■ **What you are asked to do**: Look through the data and write out every line with the word "diagram" in it.

■ **Extracted data**:
:::

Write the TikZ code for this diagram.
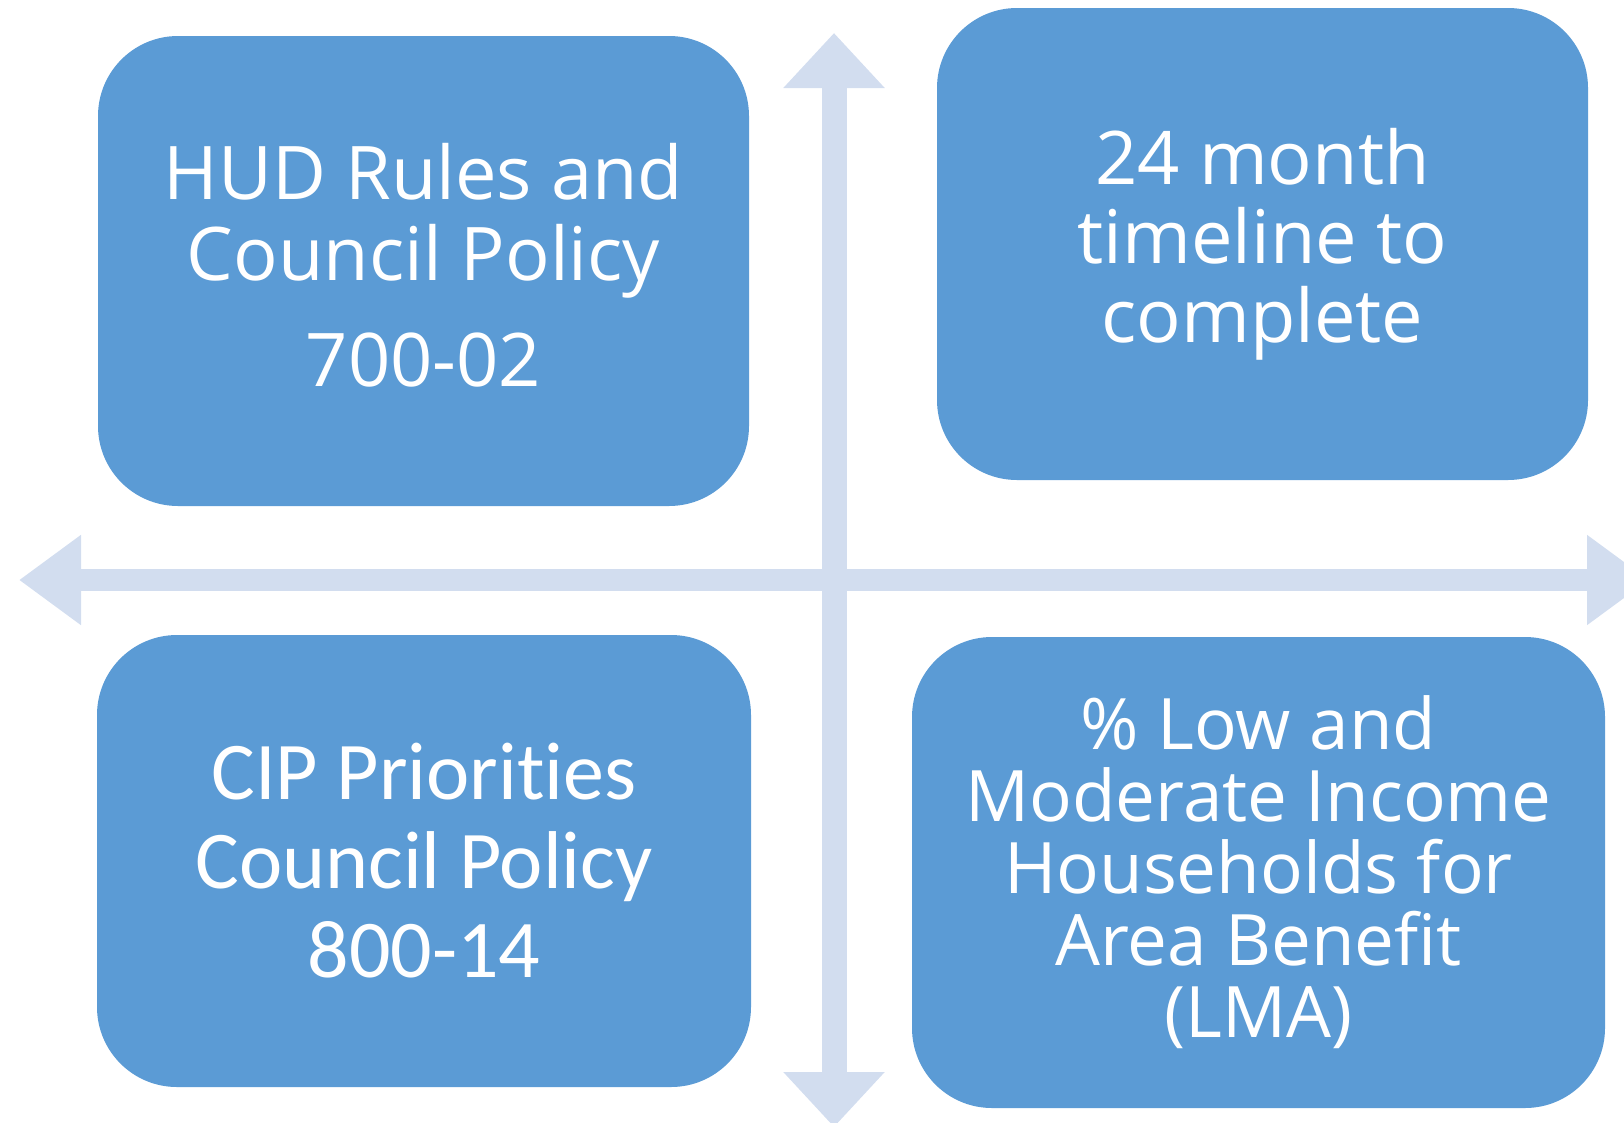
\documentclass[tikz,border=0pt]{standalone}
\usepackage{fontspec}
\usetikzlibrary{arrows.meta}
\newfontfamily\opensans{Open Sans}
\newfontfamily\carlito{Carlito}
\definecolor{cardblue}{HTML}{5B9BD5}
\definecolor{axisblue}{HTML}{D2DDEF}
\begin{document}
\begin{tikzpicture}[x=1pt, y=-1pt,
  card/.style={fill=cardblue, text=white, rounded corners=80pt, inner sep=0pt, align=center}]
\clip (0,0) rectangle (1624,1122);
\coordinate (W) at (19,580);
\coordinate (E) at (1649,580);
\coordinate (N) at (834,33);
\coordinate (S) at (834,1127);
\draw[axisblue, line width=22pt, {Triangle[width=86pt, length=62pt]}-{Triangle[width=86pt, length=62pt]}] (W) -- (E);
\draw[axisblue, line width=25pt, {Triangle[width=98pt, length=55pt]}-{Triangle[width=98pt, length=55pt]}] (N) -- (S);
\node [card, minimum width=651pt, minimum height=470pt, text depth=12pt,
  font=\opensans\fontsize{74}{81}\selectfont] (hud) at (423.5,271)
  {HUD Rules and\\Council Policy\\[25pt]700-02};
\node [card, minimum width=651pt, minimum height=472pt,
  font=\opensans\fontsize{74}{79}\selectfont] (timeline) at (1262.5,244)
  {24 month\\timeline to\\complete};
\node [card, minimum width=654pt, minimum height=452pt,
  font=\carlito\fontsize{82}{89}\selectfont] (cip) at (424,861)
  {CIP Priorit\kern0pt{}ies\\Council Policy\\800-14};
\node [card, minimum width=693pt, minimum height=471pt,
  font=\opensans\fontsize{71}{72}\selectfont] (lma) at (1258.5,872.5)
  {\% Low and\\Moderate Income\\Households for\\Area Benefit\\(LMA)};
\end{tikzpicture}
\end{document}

:::

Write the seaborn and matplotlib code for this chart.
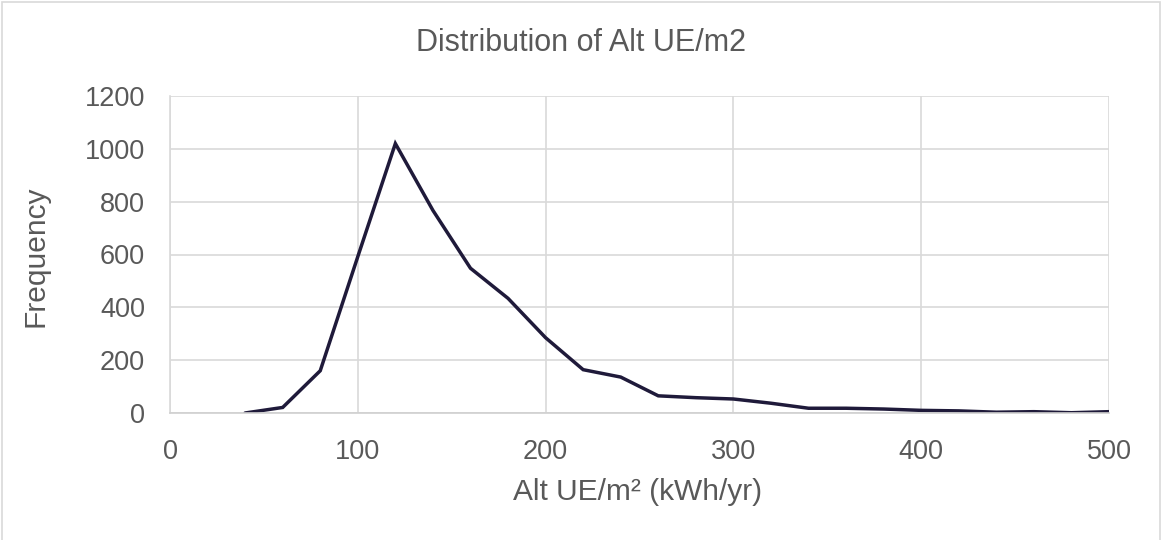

:::

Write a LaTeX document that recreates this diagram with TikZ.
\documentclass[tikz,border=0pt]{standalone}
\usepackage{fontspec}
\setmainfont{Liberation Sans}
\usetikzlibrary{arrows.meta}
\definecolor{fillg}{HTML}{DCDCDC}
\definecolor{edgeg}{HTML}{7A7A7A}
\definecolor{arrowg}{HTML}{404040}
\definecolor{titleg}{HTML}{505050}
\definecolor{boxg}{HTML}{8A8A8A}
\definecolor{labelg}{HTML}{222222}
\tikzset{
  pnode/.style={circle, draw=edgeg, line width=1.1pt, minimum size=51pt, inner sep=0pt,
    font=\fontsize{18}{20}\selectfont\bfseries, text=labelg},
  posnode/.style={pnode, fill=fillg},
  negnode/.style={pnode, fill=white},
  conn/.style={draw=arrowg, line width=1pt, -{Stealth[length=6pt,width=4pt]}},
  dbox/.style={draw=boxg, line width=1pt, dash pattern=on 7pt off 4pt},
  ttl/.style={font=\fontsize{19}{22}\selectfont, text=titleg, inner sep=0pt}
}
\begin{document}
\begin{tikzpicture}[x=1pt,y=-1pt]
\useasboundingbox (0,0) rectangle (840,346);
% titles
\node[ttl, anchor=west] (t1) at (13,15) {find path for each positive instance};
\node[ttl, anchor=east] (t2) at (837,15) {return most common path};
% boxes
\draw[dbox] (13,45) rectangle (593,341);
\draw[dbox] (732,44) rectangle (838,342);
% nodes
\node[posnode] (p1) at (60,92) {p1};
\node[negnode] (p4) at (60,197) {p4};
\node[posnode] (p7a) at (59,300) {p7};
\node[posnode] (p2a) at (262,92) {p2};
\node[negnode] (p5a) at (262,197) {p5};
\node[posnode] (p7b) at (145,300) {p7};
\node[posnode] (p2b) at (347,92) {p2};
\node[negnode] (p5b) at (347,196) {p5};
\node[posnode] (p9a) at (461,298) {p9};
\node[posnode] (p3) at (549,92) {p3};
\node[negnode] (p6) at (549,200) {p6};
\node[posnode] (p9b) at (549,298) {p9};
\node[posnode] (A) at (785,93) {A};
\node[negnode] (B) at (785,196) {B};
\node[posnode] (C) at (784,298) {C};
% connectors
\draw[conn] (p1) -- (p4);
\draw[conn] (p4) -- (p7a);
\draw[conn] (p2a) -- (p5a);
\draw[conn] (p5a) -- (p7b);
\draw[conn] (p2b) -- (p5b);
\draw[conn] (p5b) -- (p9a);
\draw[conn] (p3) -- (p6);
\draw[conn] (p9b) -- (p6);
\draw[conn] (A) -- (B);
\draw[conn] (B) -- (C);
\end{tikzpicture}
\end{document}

:::

■ **Answer for the task**:
Write the TikZ code for this diagram.
Write a LaTeX document that recreates this diagram with TikZ.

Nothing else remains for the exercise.